## Objective
Without the pictures, output the lines of the material from the very first through the one that holds "(0,0) rectangle (1555,1371);".

## Available data
-.-.-

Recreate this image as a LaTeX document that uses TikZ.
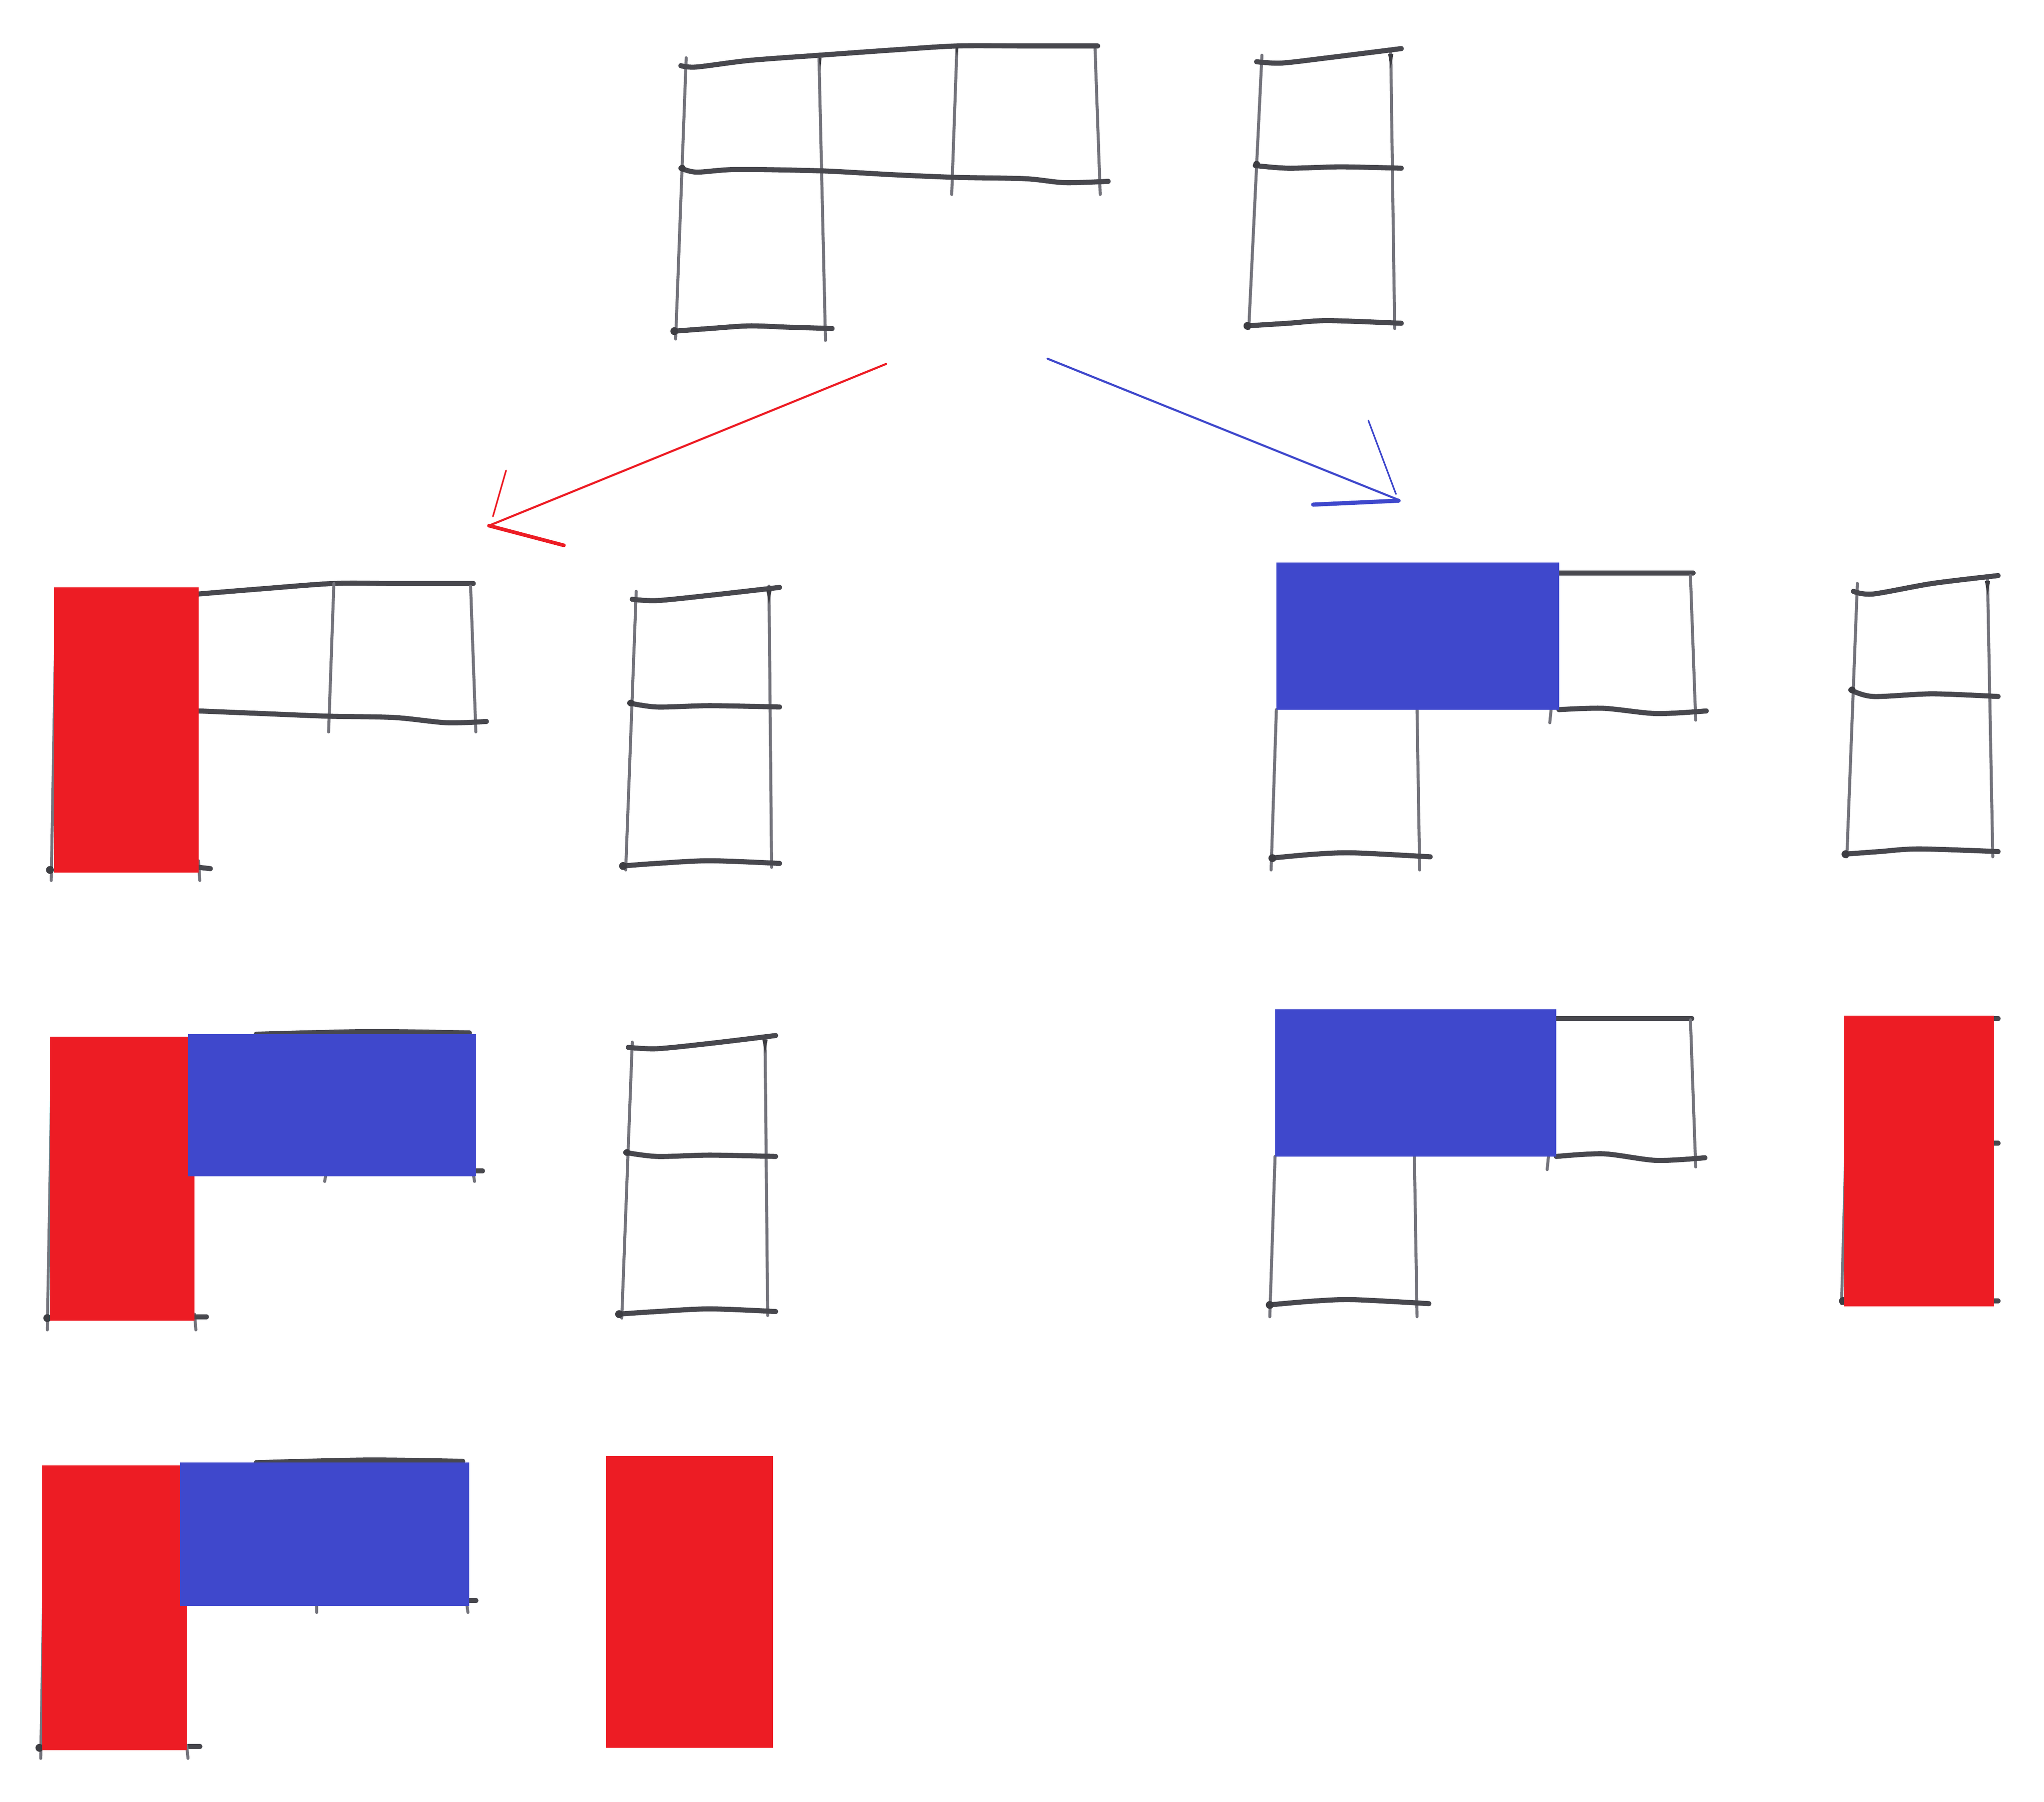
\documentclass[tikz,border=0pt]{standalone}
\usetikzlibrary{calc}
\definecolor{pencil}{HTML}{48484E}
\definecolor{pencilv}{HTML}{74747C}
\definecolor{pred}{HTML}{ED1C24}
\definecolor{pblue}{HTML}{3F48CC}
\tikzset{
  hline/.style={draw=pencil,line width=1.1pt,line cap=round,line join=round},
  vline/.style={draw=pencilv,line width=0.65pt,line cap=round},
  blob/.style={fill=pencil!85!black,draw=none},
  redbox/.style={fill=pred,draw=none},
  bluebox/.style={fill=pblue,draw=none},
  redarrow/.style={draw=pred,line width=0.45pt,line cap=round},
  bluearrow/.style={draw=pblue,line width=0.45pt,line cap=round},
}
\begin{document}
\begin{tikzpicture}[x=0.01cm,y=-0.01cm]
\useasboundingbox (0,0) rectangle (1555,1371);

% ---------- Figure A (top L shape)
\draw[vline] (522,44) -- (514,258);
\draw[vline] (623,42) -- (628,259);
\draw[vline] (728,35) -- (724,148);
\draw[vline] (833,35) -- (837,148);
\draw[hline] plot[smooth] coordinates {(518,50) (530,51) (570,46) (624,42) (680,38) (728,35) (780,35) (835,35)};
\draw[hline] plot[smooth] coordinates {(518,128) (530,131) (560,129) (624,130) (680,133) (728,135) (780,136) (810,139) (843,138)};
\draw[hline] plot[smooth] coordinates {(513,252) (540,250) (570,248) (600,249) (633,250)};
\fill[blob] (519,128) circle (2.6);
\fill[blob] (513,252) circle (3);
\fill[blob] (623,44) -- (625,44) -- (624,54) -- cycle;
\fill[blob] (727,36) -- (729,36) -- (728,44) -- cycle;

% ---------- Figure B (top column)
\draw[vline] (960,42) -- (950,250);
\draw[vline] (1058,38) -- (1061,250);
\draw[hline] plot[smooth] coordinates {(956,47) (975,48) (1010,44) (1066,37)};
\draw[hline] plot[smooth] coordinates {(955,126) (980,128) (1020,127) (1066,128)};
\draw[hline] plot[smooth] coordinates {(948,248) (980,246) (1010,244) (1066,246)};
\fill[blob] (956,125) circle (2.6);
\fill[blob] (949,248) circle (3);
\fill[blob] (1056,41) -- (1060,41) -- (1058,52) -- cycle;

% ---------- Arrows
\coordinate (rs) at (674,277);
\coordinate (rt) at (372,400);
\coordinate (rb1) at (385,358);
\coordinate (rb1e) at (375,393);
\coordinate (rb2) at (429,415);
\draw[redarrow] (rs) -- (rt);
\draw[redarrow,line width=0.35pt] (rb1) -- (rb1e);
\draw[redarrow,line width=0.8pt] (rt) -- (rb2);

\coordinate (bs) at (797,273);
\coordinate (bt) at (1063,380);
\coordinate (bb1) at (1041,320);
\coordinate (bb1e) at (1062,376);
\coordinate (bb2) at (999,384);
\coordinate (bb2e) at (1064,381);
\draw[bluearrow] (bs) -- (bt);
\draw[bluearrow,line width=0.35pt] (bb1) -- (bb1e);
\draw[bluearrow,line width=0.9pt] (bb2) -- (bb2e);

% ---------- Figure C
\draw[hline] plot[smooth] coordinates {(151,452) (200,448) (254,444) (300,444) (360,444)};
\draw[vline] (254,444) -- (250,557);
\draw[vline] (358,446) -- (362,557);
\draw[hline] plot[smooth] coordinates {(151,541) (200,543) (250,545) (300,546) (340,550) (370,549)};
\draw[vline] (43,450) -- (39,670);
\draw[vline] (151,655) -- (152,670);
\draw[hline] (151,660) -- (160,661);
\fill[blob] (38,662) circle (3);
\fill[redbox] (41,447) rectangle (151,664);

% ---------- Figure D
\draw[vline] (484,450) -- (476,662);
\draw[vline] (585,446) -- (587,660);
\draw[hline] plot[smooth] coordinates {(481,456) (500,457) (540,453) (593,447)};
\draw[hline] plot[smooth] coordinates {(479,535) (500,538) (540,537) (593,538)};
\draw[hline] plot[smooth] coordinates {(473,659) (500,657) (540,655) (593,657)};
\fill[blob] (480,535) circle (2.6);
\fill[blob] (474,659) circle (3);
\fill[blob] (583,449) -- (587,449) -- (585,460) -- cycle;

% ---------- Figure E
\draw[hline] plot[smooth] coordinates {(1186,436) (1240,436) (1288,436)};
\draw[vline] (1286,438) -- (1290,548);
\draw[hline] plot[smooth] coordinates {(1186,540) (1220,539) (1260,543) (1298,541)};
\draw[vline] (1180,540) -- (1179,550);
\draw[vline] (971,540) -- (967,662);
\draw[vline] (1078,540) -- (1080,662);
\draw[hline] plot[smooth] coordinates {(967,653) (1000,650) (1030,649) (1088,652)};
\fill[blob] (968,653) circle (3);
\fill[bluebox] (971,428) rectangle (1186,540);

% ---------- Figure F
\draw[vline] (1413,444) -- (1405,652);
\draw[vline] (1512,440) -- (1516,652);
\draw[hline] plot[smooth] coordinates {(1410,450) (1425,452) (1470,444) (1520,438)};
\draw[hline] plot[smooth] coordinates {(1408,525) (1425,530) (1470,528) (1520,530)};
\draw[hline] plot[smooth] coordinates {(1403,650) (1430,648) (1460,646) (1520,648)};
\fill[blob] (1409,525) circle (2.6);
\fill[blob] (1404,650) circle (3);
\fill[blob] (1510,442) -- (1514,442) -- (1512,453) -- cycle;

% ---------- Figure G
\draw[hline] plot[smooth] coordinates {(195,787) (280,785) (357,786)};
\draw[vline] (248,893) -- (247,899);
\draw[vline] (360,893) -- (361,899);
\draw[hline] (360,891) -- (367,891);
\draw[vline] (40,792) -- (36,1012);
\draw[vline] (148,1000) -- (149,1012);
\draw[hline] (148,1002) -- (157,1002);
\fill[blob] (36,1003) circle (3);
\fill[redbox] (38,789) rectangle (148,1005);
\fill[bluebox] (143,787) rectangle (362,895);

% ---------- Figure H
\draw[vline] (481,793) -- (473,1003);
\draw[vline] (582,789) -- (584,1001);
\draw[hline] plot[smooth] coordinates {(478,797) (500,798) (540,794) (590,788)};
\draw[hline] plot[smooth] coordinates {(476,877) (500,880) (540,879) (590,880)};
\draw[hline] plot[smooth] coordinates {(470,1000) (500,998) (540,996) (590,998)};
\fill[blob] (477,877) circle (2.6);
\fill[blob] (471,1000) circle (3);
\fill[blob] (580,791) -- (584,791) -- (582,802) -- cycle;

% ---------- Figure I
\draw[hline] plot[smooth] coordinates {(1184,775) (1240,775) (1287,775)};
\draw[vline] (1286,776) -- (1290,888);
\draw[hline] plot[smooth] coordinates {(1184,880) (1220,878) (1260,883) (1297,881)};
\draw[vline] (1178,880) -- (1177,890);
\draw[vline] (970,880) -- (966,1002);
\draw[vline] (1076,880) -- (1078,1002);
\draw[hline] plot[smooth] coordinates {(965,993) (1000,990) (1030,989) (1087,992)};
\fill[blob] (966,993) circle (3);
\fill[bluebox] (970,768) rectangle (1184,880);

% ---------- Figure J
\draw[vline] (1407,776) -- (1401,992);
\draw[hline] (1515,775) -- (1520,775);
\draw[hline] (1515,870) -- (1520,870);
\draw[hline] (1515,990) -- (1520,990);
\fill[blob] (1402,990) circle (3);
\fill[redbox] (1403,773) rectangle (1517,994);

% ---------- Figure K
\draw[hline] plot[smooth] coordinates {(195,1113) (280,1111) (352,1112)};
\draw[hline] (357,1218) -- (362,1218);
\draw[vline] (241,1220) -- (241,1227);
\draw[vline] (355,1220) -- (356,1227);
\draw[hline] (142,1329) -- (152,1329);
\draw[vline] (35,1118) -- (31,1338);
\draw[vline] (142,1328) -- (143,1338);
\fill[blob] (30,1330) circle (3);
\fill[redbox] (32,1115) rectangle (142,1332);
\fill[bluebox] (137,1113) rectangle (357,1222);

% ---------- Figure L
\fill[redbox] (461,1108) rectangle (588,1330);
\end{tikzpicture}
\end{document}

-.-.-

## Task answer
Recreate this image as a LaTeX document that uses TikZ.
\documentclass[tikz,border=0pt]{standalone}
\usetikzlibrary{calc}
\definecolor{pencil}{HTML}{48484E}
\definecolor{pencilv}{HTML}{74747C}
\definecolor{pred}{HTML}{ED1C24}
\definecolor{pblue}{HTML}{3F48CC}
\tikzset{
  hline/.style={draw=pencil,line width=1.1pt,line cap=round,line join=round},
  vline/.style={draw=pencilv,line width=0.65pt,line cap=round},
  blob/.style={fill=pencil!85!black,draw=none},
  redbox/.style={fill=pred,draw=none},
  bluebox/.style={fill=pblue,draw=none},
  redarrow/.style={draw=pred,line width=0.45pt,line cap=round},
  bluearrow/.style={draw=pblue,line width=0.45pt,line cap=round},
}
\begin{document}
\begin{tikzpicture}[x=0.01cm,y=-0.01cm]
\useasboundingbox (0,0) rectangle (1555,1371);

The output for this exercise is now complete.